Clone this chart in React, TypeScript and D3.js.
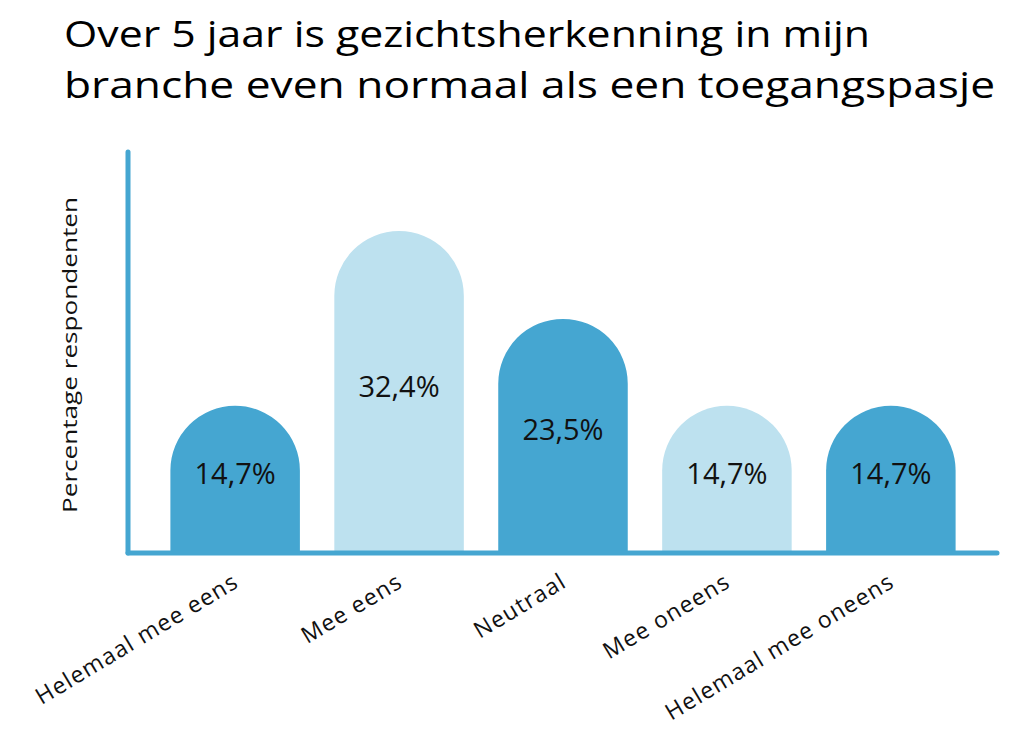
import React from "react";
import * as d3 from "d3";

const categories = ["Helemaal mee eens", "Mee eens", "Neutraal", "Mee oneens", "Helemaal mee oneens"];
const values = [14.7, 32.4, 23.5, 14.7, 14.7];
const valueLabels = ["14,7%", "32,4%", "23,5%", "14,7%", "14,7%"];
const barColors = ["#45A6D1", "#BDE1EF", "#45A6D1", "#BDE1EF", "#45A6D1"];
const titleLines = [
  "Over 5 jaar is gezichtsherkenning in mijn",
  "branche even normaal als een toegangspasje",
];
const yAxisTitle = "Percentage respondenten";

const W = 1024;
const H = 742;
const FONT = "'Open Sans', 'Noto Sans', sans-serif";

export default function App() {
  const axisX = 128;
  const axisY = 553;
  const axisRight = 997;
  const axisTop = 152;
  const baseY = 551;

  const x = d3.scaleBand<string>().domain(categories).range([154, 972]).paddingInner(0.21).paddingOuter(0.1);
  const y = d3.scaleLinear().domain([0, 40]).range([baseY, baseY - 395]);
  const bw = x.bandwidth();
  const r = bw / 2;

  const barPath = (cat: string, v: number) => {
    const x0 = x(cat)!;
    const top = y(v);
    const p = d3.path();
    p.moveTo(x0, baseY);
    p.lineTo(x0, top + r);
    p.arc(x0 + r, top + r, r, Math.PI, 0);
    p.lineTo(x0 + bw, baseY);
    p.closePath();
    return p.toString();
  };

  return (
    <svg width={W} height={H} style={{ display: "block", position: "absolute", left: 0, top: 0, background: "#fff" }}>
      <text x={64} y={47} fontFamily={FONT} fontSize={37} fill="#000" textLength={806} lengthAdjust="spacingAndGlyphs">
        {titleLines[0]}
      </text>
      <text x={64} y={98} fontFamily={FONT} fontSize={37} fill="#000" textLength={931} lengthAdjust="spacingAndGlyphs">
        {titleLines[1]}
      </text>

      {categories.map((c, i) => (
        <path key={c} d={barPath(c, values[i])} fill={barColors[i]} />
      ))}

      {categories.map((c, i) => (
        <text
          key={"v" + c}
          x={x(c)! + bw / 2}
          y={(y(values[i]) + baseY) / 2 - 6}
          textAnchor="middle"
          dominantBaseline="central"
          fontFamily={FONT}
          fontSize={29}
          fill="#111"
        >
          {valueLabels[i]}
        </text>
      ))}

      <line x1={axisX} y1={axisTop} x2={axisX} y2={axisY} stroke="#45A6D1" strokeWidth={5} strokeLinecap="round" />
      <line x1={axisX} y1={axisY} x2={axisRight} y2={axisY} stroke="#45A6D1" strokeWidth={5} strokeLinecap="round" />

      <text
        transform={`translate(77,355) rotate(-90)`}
        textAnchor="middle"
        fontFamily={FONT}
        fontSize={20}
        fill="#111"
        textLength={316}
        lengthAdjust="spacingAndGlyphs"
      >
        {yAxisTitle}
      </text>

      {categories.map((c) => (
        <text
          key={"c" + c}
          transform={`translate(${x(c)! + bw / 2 + 5},${586}) rotate(-31)`}
          textAnchor="end"
          fontFamily={FONT}
          fontSize={23}
          letterSpacing={1.2}
          fill="#111"
        >
          {c}
        </text>
      ))}
    </svg>
  );
}
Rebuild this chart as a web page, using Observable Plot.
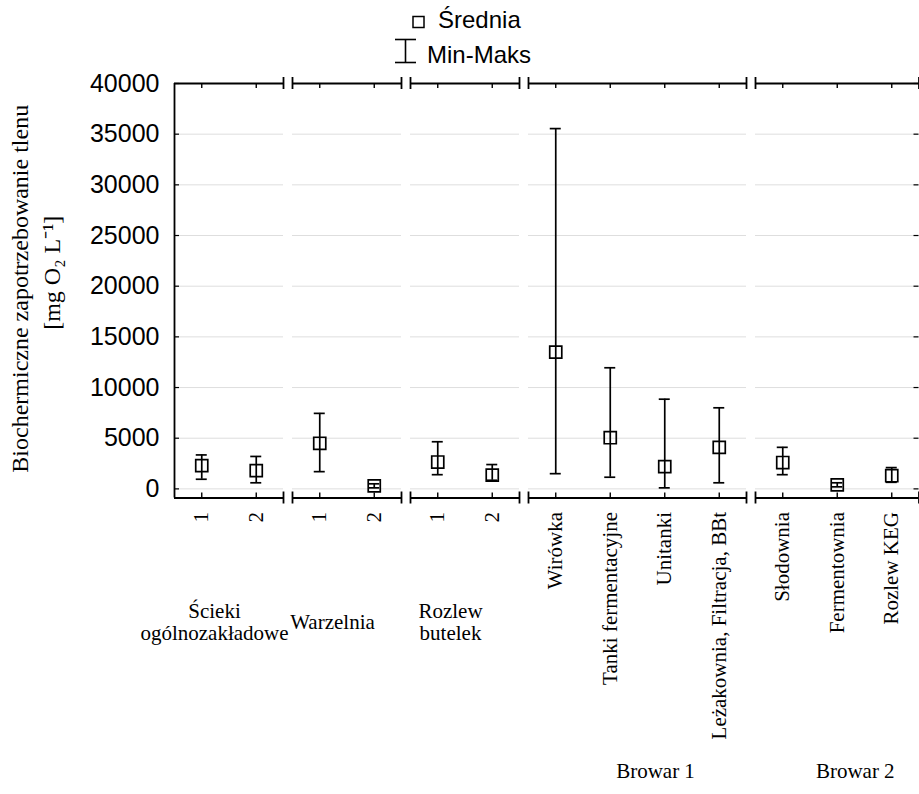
<!DOCTYPE html>
<html>
<head>
<meta charset="utf-8">
<script src="https://cdn.jsdelivr.net/npm/d3@7"></script>
<script src="https://cdn.jsdelivr.net/npm/@observablehq/plot@0.6"></script>
<style>
  html, body { margin: 0; padding: 0; background: #fff; overflow: hidden; }
  #wrap { position: relative; width: 919px; height: 794px; overflow: hidden; background: #fff; }
  #legend { position: absolute; left: 0; top: 0; }
</style>
</head>
<body>
<div id="wrap"><div id="chart"></div><svg id="legend" width="919" height="72"></svg></div>
<script>
// ---------------- data ----------------
const groupLabels = ["Ścieki\nogólnozakładowe", "Warzelnia", "Rozlew\nbutelek", "Browar 1", "Browar 2"];
const categories = ["1", "2", "1", "2", "1", "2",
  "Wirówka", "Tanki fermentacyjne", "Unitanki", "Leżakownia, Filtracja, BBt",
  "Słodownia", "Fermentownia", "Rozlew KEG"];
const groupOf = [0, 0, 1, 1, 2, 2, 3, 3, 3, 3, 4, 4, 4];
const meanValues = [2300, 1800, 4500, 300, 2650, 1350, 13500, 5050, 2200, 4100, 2600, 400, 1300];
const minValues  = [950, 600, 1700, 100, 1400, 850, 1500, 1150, 100, 600, 1400, 200, 650];
const maxValues  = [3350, 3200, 7450, 500, 4650, 2400, 35550, 11950, 8850, 8000, 4100, 600, 2100];
const yTicks = [0, 5000, 10000, 15000, 20000, 25000, 30000, 35000, 40000];
const legendLabels = ["Średnia", "Min-Maks"];
const yTitle = ["Biochermiczne zapotrzebowanie tlenu", "[mg O₂ L⁻¹]"];

// ---------------- layout ----------------
const W = 919, H = 794;
const mL = 174, mT = 83, frameBottom = 497.5;
const unitPx = 54.5, gapPx = 9;
const gapU = gapPx / unitPx;
const yMin = -900, yMax = 40000;
const serif = "'Liberation Serif', 'Times New Roman', serif";
const sans = "'Liberation Sans', Arial, sans-serif";

const rows = categories.map((c, i) => ({
  cat: c, g: groupOf[i], pos: i + 0.5 + groupOf[i] * gapU,
  mean: meanValues[i], min: minValues[i], max: maxValues[i]
}));
const groups = groupLabels.map((label, g) => {
  const idx = groupOf.map((v, i) => v === g ? i : -1).filter(i => i >= 0);
  const start = idx[0] + g * gapU;
  return { label, start, end: start + idx.length, center: start + idx.length / 2 };
});
const D = groups[groups.length - 1].end;
const mR = W - (mL + unitPx * D);

const gridData = groups.flatMap(g => yTicks.filter(v => v < yMax).map(v => ({ v, start: g.start, end: g.end })));
const capX = groups.flatMap((g, i) => i === 0 ? [g.end] : [g.start, g.end]);

const lw = 1.8;
const chart = Plot.plot({
  width: W, height: H,
  marginLeft: mL, marginRight: mR, marginTop: mT, marginBottom: H - frameBottom,
  x: { domain: [0, D], axis: null },
  y: { domain: [yMin, yMax], axis: null },
  style: { fontFamily: sans, background: "white", color: "black" },
  marks: [
    // grid per panel
    Plot.ruleY(gridData, { y: "v", x1: "start", x2: "end", stroke: "#dedede", strokeWidth: 1 }),
    // left y axis + ticks
    Plot.ruleX([0], { x: d => d, stroke: "black", strokeWidth: lw }),
    Plot.ruleY(yTicks, { y: d => d, x1: () => 0, x2: () => 0, insetRight: -5, stroke: "black", strokeWidth: 1.2 }),
    Plot.ruleY(yTicks, { y: d => d, x1: () => D, x2: () => D, insetLeft: -5, stroke: "black", strokeWidth: 1.2 }),
    // top & bottom panel axes
    Plot.ruleY(groups, { y: () => yMax, x1: "start", x2: "end", stroke: "black", strokeWidth: lw }),
    Plot.ruleY(groups, { y: () => yMin, x1: "start", x2: "end", stroke: "black", strokeWidth: lw }),
    Plot.ruleX(capX, { x: d => d, y1: () => yMax, y2: () => yMax, insetTop: -6, insetBottom: -6, stroke: "black", strokeWidth: lw }),
    Plot.ruleX(capX, { x: d => d, y1: () => yMin, y2: () => yMin, insetTop: -6, insetBottom: -6, stroke: "black", strokeWidth: lw }),
    Plot.ruleX(rows, { x: "pos", y1: () => yMax, y2: () => yMax, insetBottom: -5, stroke: "black", strokeWidth: 1.4 }),
    Plot.ruleX(rows, { x: "pos", y1: () => yMin, y2: () => yMin, insetTop: -5, stroke: "black", strokeWidth: 1.4 }),
    // min-max whiskers
    Plot.ruleX(rows, { x: "pos", y1: "min", y2: "max", stroke: "black", strokeWidth: 1.7 }),
    Plot.ruleY(rows, { y: "max", x1: "pos", x2: "pos", insetLeft: -5.5, insetRight: -5.5, stroke: "black", strokeWidth: 1.7 }),
    Plot.ruleY(rows, { y: "min", x1: "pos", x2: "pos", insetLeft: -5.5, insetRight: -5.5, stroke: "black", strokeWidth: 1.7 }),
    // means
    Plot.dot(rows, { x: "pos", y: "mean", symbol: "square", r: 6.8, fill: "none", stroke: "black", strokeWidth: 1.7 }),
    // y tick labels
    Plot.text(yTicks, { y: d => d, frameAnchor: "left", text: d => String(d), textAnchor: "end", dx: -15,
      fontSize: 25, fontFamily: sans, fill: "black" }),
    // y title
    Plot.text([yTitle[0]], { frameAnchor: "left", text: d => d, rotate: -90, textAnchor: "middle", lineAnchor: "middle",
      dx: -154, dy: -2, fontSize: 24, fontFamily: serif, fill: "black" }),
    Plot.text([yTitle[1]], { frameAnchor: "left", text: d => d, rotate: -90, textAnchor: "middle", lineAnchor: "middle",
      dx: -122, dy: -18, fontSize: 24, fontFamily: serif, fill: "black" }),
    // category labels (rotated)
    Plot.text(rows, { x: "pos", text: "cat", frameAnchor: "bottom", rotate: -90, textAnchor: "end",
      lineAnchor: "middle", dy: 14, fontSize: 21, fontFamily: serif, fill: "black" }),
    // group labels
    Plot.text(groups.slice(0, 3), { x: "center", text: "label", frameAnchor: "bottom", dy: 124, dx: -14.5,
      lineAnchor: "middle", lineHeight: 1.07, fontSize: 21, fontFamily: serif, fill: "black" }),
    Plot.text(groups.slice(3), { x: "center", text: "label", frameAnchor: "bottom", dy: 273.5, dx: 18,
      lineAnchor: "middle", fontSize: 21, fontFamily: serif, fill: "black" })
  ]
});
document.getElementById("chart").appendChild(chart);

// ---------------- legend ----------------
const lg = d3.select("#legend");
lg.append("rect").attr("x", 413).attr("y", 16.5).attr("width", 11).attr("height", 11)
  .attr("fill", "none").attr("stroke", "black").attr("stroke-width", 1.5);
lg.append("text").attr("x", 438).attr("y", 28).text(legendLabels[0])
  .attr("font-family", sans).attr("font-size", 24).attr("fill", "black");
lg.append("line").attr("x1", 405.5).attr("x2", 405.5).attr("y1", 39.5).attr("y2", 62.5)
  .attr("stroke", "black").attr("stroke-width", 1.6);
lg.append("line").attr("x1", 395).attr("x2", 416).attr("y1", 39.5).attr("y2", 39.5)
  .attr("stroke", "black").attr("stroke-width", 1.6);
lg.append("line").attr("x1", 395).attr("x2", 416).attr("y1", 62.5).attr("y2", 62.5)
  .attr("stroke", "black").attr("stroke-width", 1.6);
lg.append("text").attr("x", 427).attr("y", 63).text(legendLabels[1])
  .attr("font-family", sans).attr("font-size", 24).attr("fill", "black");
</script>
</body>
</html>
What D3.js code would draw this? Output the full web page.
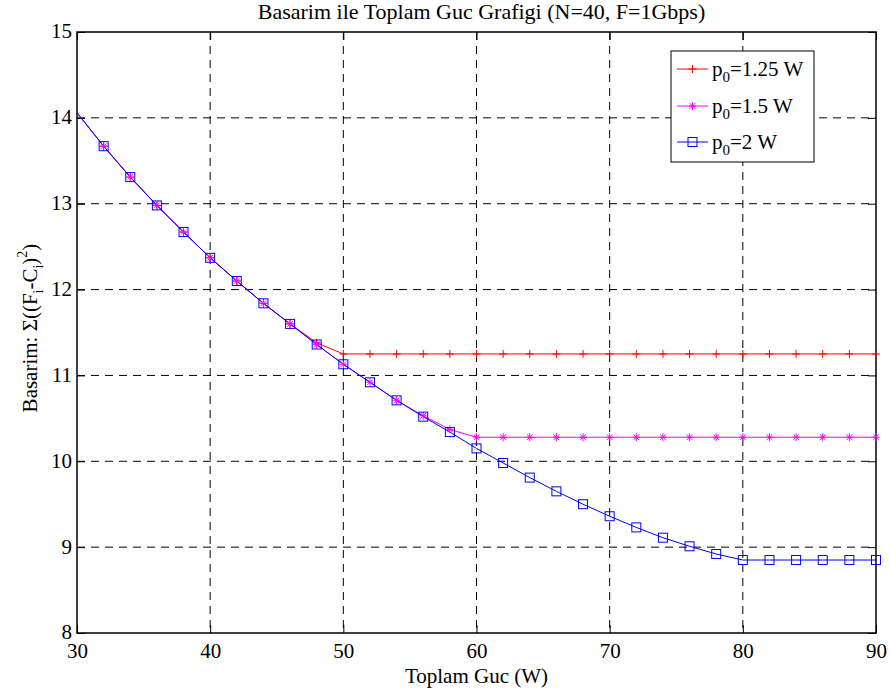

++++++++++

*TASK*
Display every line of the listing that contains the string "page".

*WRITTEN SOLUTION*
Rebuild this chart as a web page, using Observable Plot.
What D3.js code would draw this? Output the full web page.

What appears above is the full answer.